TASK DETAILS:
Which lines in the records below contain the word "matplotlib"? Copy each one out.

SUPPLIED INFORMATION:
◇ ◇ ◇ ◇ ◇ ◇ ◇
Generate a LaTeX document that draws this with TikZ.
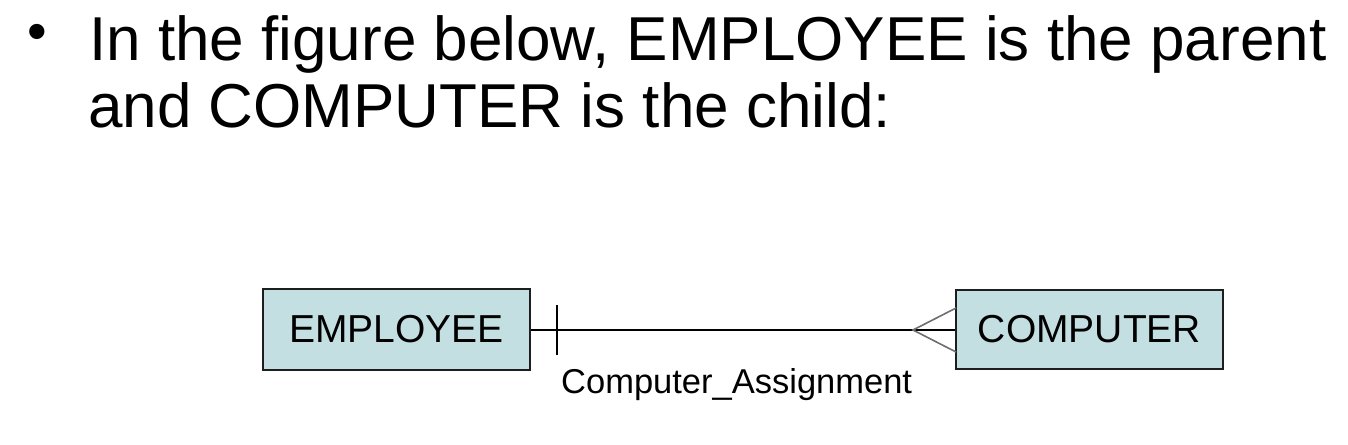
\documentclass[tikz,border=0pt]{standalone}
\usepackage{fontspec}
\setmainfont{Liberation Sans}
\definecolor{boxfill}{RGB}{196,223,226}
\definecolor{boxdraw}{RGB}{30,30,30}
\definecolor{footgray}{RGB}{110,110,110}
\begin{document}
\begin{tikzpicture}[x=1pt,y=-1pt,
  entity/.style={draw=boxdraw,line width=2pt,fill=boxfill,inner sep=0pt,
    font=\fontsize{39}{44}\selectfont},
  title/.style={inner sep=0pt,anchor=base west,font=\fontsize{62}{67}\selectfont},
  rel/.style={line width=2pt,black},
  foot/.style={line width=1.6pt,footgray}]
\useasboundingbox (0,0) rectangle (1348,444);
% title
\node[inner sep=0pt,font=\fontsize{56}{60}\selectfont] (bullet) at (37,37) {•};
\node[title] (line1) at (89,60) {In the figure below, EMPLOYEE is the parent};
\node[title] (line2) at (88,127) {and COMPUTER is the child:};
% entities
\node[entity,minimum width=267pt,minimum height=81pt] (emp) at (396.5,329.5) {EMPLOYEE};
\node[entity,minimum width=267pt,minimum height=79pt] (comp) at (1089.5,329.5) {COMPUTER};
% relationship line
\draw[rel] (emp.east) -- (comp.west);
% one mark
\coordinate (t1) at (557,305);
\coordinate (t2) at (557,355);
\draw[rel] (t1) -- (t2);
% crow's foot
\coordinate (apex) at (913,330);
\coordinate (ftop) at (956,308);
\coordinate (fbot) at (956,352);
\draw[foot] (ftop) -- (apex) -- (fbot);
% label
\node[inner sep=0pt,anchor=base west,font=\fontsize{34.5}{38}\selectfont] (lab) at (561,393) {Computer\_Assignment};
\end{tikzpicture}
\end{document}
◇ ◇ ◇ ◇ ◇ ◇ ◇
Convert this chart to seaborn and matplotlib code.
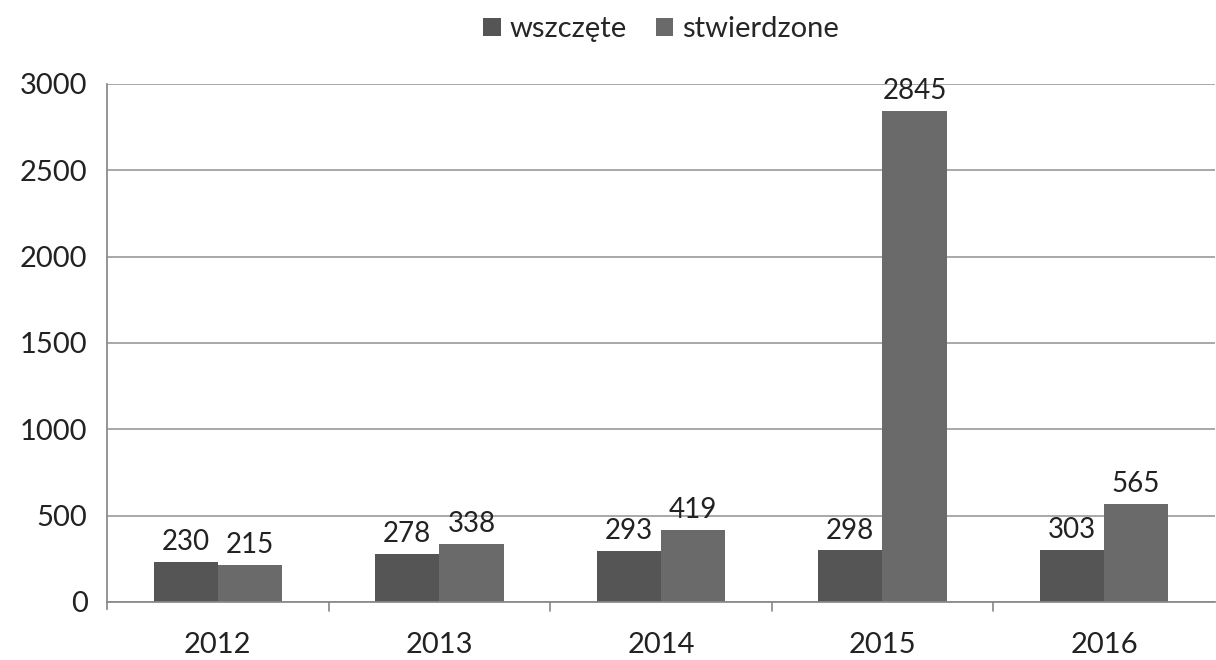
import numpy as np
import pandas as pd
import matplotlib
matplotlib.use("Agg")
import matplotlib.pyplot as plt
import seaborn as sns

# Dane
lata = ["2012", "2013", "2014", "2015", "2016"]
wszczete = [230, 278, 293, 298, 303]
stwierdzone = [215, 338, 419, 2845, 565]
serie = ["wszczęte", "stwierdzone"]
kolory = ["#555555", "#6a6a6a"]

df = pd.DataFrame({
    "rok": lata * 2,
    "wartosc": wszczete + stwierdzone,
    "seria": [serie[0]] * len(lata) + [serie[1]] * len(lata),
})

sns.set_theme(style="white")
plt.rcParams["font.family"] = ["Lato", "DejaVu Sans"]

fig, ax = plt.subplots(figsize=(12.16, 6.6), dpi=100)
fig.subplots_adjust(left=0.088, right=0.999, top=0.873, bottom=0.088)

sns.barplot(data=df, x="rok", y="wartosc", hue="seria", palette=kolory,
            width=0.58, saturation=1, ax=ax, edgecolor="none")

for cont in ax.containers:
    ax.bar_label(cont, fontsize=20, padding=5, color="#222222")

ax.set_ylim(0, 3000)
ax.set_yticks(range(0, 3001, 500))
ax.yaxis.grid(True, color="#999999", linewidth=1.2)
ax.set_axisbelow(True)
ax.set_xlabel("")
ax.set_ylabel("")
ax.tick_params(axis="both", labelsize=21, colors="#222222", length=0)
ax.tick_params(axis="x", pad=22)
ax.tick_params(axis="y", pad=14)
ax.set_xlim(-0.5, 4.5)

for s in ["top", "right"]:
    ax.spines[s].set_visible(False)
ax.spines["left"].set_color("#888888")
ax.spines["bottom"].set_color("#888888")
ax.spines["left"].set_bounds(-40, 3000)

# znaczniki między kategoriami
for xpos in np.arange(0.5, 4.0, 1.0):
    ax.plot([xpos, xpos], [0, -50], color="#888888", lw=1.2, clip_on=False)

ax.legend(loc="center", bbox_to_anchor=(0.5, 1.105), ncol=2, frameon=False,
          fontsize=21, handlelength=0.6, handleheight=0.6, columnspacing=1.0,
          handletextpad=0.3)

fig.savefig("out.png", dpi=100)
◇ ◇ ◇ ◇ ◇ ◇ ◇
CORRECT ANSWER:
Convert this chart to seaborn and matplotlib code.
import matplotlib
matplotlib.use("Agg")
import matplotlib.pyplot as plt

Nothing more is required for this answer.